■ **Exercise task**:
Reproduce from the records below, with no pictures, exactly the lines between the one containing "Write the Chart.js code for this chart." and the one containing "233], [178, 222]];", inclusive.

■ **Source records**:
════════════════
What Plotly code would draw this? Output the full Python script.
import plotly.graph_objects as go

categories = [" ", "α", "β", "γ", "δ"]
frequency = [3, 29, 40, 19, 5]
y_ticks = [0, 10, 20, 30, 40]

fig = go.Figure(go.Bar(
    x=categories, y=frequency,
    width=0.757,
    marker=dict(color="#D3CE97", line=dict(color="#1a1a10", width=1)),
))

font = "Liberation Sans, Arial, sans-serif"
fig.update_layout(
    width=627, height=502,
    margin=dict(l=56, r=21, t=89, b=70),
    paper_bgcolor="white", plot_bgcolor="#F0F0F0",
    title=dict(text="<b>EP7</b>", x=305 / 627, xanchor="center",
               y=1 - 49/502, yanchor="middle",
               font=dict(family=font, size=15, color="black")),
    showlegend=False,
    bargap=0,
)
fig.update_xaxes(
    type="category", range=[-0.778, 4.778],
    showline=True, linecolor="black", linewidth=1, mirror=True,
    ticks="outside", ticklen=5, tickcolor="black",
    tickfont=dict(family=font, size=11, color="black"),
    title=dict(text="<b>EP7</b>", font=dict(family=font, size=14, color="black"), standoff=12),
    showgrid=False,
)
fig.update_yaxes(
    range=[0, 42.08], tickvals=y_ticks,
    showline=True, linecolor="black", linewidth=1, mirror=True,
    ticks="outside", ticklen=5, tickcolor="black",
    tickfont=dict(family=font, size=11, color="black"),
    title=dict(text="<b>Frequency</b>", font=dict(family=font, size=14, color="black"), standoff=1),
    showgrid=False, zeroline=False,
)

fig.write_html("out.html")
════════════════
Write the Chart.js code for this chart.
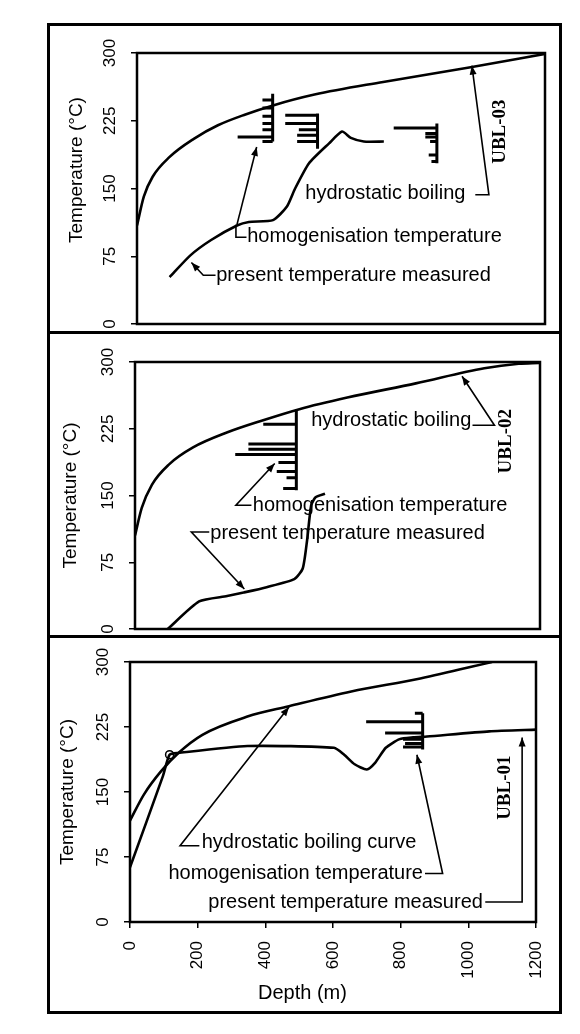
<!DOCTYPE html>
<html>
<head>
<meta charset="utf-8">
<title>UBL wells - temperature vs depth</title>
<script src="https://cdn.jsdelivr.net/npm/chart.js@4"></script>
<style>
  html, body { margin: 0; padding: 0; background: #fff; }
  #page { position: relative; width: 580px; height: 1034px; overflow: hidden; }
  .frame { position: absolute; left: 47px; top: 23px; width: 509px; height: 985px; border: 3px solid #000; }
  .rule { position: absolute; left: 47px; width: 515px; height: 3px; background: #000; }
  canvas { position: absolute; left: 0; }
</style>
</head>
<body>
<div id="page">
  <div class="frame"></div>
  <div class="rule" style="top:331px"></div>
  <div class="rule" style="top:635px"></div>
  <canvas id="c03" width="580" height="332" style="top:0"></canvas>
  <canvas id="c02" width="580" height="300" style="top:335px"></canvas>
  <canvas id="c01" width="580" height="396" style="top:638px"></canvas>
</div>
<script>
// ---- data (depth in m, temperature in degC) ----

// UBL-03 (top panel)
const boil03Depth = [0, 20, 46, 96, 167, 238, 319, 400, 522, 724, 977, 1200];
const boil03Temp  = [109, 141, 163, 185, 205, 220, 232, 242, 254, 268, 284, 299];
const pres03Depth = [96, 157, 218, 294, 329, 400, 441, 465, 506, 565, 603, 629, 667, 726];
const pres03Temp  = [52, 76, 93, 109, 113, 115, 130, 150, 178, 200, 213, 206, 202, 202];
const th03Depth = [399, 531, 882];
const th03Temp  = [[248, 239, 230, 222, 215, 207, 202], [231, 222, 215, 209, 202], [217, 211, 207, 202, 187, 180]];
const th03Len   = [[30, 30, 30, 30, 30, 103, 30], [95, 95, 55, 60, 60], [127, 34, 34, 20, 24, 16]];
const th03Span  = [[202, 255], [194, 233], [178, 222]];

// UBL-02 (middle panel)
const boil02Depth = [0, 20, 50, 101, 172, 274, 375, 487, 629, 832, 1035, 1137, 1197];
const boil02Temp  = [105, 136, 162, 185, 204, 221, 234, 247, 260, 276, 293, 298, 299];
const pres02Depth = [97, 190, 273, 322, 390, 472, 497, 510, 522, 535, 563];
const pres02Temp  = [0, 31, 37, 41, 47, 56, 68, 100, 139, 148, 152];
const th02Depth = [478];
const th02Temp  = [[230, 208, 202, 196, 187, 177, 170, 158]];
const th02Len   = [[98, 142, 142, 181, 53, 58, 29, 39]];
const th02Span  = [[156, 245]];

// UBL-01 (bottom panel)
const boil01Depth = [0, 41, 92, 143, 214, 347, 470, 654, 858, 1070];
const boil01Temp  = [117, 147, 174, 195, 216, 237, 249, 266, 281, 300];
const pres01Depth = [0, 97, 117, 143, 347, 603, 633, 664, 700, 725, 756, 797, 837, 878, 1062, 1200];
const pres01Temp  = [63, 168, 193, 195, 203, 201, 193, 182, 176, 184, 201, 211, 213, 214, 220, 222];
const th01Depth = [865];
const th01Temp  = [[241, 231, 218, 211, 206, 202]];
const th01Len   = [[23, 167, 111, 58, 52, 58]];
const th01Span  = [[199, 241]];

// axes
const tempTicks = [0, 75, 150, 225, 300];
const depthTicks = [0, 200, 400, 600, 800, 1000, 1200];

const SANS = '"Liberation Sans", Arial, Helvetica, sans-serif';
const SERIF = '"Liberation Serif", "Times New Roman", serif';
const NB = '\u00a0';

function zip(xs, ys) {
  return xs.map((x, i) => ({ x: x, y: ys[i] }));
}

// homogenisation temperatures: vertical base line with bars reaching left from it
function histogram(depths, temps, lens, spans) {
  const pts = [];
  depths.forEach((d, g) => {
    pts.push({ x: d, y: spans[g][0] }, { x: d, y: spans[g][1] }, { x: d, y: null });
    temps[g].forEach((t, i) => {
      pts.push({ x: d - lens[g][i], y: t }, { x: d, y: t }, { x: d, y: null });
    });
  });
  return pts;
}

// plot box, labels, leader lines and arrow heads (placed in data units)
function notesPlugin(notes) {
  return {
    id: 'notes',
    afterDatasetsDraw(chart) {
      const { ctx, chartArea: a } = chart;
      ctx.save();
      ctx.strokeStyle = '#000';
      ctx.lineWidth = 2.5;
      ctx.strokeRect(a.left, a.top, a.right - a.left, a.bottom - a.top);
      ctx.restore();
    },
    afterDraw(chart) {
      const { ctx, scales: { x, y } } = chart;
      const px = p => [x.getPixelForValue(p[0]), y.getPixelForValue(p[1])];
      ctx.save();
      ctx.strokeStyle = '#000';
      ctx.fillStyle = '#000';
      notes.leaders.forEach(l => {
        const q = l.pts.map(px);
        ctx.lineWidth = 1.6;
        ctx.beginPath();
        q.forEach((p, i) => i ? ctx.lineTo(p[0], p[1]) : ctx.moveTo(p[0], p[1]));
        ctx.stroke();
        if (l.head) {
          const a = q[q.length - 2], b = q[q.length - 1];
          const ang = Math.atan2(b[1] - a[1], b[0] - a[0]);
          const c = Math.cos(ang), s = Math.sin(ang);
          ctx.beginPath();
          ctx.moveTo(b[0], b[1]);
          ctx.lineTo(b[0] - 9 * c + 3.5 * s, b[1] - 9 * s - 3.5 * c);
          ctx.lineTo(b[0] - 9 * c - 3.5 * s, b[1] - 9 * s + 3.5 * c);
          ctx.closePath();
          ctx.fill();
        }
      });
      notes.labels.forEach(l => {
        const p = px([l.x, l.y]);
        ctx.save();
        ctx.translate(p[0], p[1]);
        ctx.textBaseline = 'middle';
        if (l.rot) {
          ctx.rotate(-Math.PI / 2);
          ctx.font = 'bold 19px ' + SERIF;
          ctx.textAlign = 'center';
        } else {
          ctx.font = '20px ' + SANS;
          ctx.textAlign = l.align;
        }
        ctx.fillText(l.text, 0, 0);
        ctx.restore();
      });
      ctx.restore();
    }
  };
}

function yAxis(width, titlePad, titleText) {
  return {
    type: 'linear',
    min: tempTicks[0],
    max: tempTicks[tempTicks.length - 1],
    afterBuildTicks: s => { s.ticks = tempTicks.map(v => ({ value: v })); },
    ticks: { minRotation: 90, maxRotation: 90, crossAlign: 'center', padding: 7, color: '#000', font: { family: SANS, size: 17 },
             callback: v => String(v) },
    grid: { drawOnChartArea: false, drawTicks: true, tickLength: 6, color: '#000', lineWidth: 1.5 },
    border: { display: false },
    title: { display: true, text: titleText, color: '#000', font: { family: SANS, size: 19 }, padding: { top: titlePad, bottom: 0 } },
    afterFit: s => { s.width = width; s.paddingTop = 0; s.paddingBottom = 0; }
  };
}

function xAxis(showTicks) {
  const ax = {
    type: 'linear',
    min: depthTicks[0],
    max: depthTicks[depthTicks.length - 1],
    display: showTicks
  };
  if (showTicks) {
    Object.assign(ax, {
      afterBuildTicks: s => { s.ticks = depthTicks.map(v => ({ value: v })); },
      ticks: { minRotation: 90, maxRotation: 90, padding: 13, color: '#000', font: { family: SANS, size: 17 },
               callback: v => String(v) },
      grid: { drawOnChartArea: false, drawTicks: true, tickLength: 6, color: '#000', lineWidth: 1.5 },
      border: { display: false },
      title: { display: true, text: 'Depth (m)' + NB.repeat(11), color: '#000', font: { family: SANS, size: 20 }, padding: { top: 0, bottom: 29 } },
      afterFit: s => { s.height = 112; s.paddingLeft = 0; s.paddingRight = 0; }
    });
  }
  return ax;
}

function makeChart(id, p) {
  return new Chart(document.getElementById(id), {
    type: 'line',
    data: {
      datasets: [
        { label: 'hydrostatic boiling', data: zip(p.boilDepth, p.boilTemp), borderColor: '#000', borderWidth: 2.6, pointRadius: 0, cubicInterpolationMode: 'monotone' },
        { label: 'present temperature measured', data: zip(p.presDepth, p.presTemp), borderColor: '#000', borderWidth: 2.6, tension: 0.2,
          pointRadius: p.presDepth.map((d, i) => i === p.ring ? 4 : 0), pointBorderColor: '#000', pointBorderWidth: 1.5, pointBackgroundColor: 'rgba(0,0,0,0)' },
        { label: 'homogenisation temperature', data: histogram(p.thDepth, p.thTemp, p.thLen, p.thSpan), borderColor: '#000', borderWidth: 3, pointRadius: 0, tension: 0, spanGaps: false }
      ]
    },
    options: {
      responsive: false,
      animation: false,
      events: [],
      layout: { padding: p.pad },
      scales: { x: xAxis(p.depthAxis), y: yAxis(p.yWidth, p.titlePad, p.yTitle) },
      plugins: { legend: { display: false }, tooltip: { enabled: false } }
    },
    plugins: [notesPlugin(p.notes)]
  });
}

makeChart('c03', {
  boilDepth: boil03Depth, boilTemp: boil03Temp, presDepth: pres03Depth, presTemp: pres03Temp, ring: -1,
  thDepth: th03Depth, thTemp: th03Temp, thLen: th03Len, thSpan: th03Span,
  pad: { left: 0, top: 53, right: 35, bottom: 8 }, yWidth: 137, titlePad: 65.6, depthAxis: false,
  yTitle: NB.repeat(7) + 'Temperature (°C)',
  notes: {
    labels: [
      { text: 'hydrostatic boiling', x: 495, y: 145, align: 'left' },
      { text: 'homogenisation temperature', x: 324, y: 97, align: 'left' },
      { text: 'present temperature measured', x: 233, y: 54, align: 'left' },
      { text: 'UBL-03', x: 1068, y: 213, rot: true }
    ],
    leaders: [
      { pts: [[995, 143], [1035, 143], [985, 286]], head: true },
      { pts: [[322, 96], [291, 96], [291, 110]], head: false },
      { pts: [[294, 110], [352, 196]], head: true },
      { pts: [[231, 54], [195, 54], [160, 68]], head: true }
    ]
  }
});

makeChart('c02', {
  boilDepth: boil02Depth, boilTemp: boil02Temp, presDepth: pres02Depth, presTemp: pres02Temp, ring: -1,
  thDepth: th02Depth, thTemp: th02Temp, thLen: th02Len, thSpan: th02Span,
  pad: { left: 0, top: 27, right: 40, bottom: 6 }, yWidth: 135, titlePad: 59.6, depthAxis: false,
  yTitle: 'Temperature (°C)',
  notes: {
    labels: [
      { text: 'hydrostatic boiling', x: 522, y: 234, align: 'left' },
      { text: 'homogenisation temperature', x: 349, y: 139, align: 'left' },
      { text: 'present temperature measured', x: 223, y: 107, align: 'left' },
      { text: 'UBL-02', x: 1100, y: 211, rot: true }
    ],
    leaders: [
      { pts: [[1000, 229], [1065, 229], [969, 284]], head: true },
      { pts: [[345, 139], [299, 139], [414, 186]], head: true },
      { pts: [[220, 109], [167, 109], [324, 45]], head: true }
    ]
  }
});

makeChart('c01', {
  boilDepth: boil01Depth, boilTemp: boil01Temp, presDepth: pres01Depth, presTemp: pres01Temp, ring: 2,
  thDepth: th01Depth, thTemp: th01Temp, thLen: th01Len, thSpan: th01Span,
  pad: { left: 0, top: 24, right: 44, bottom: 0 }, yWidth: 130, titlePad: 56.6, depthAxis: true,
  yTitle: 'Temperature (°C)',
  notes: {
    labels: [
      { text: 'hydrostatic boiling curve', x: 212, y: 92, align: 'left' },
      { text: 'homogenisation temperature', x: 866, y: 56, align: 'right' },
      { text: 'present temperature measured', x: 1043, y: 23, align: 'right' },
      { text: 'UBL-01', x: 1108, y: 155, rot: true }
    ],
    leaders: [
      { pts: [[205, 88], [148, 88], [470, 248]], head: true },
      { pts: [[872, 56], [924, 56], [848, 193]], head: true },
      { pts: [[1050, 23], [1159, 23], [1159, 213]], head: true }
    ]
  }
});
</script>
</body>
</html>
════════════════
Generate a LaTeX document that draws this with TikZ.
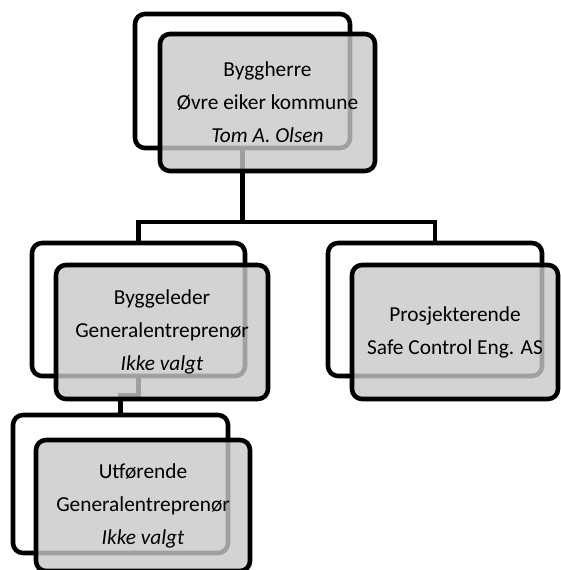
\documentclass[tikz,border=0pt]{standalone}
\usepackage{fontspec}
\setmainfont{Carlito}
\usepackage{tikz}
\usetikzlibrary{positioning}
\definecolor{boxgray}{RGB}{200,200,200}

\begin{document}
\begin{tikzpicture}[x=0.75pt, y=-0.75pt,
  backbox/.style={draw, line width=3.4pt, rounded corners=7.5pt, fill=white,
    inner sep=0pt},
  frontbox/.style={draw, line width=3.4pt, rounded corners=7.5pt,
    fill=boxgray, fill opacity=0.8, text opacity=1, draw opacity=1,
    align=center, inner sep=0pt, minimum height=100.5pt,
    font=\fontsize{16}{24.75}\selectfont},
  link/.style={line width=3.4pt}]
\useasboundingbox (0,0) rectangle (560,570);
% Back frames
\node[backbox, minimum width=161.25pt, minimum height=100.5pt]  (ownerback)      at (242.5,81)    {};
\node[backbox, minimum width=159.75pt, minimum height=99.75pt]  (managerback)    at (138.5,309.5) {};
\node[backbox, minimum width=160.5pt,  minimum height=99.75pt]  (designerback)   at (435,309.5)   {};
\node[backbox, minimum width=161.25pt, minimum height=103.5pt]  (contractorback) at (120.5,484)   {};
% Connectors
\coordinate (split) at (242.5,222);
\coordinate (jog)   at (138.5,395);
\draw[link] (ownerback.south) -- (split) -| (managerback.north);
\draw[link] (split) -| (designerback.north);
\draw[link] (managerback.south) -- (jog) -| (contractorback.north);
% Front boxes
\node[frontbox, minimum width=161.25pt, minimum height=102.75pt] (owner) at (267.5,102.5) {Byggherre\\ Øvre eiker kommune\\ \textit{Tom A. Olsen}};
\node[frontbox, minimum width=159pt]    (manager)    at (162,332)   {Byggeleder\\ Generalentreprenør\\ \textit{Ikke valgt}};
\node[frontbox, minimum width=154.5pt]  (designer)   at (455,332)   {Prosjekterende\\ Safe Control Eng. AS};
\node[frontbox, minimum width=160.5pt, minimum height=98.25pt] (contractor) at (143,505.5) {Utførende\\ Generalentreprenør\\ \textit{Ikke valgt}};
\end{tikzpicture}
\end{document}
════════════════
■ **Solution to this exercise**:
Write the Chart.js code for this chart.
<!DOCTYPE html>
<html>
<head>
<meta charset="utf-8">
<title>UBL wells - temperature vs depth</title>
<script src="https://cdn.jsdelivr.net/npm/chart.js@4"></script>
<style>
  html, body { margin: 0; padding: 0; background: #fff; }
  #page { position: relative; width: 580px; height: 1034px; overflow: hidden; }
  .frame { position: absolute; left: 47px; top: 23px; width: 509px; height: 985px; border: 3px solid #000; }
  .rule { position: absolute; left: 47px; width: 515px; height: 3px; background: #000; }
  canvas { position: absolute; left: 0; }
</style>
</head>
<body>
<div id="page">
  <div class="frame"></div>
  <div class="rule" style="top:331px"></div>
  <div class="rule" style="top:635px"></div>
  <canvas id="c03" width="580" height="332" style="top:0"></canvas>
  <canvas id="c02" width="580" height="300" style="top:335px"></canvas>
  <canvas id="c01" width="580" height="396" style="top:638px"></canvas>
</div>
<script>
// ---- data (depth in m, temperature in degC) ----

// UBL-03 (top panel)
const boil03Depth = [0, 20, 46, 96, 167, 238, 319, 400, 522, 724, 977, 1200];
const boil03Temp  = [109, 141, 163, 185, 205, 220, 232, 242, 254, 268, 284, 299];
const pres03Depth = [96, 157, 218, 294, 329, 400, 441, 465, 506, 565, 603, 629, 667, 726];
const pres03Temp  = [52, 76, 93, 109, 113, 115, 130, 150, 178, 200, 213, 206, 202, 202];
const th03Depth = [399, 531, 882];
const th03Temp  = [[248, 239, 230, 222, 215, 207, 202], [231, 222, 215, 209, 202], [217, 211, 207, 202, 187, 180]];
const th03Len   = [[30, 30, 30, 30, 30, 103, 30], [95, 95, 55, 60, 60], [127, 34, 34, 20, 24, 16]];
const th03Span  = [[202, 255], [194, 233], [178, 222]];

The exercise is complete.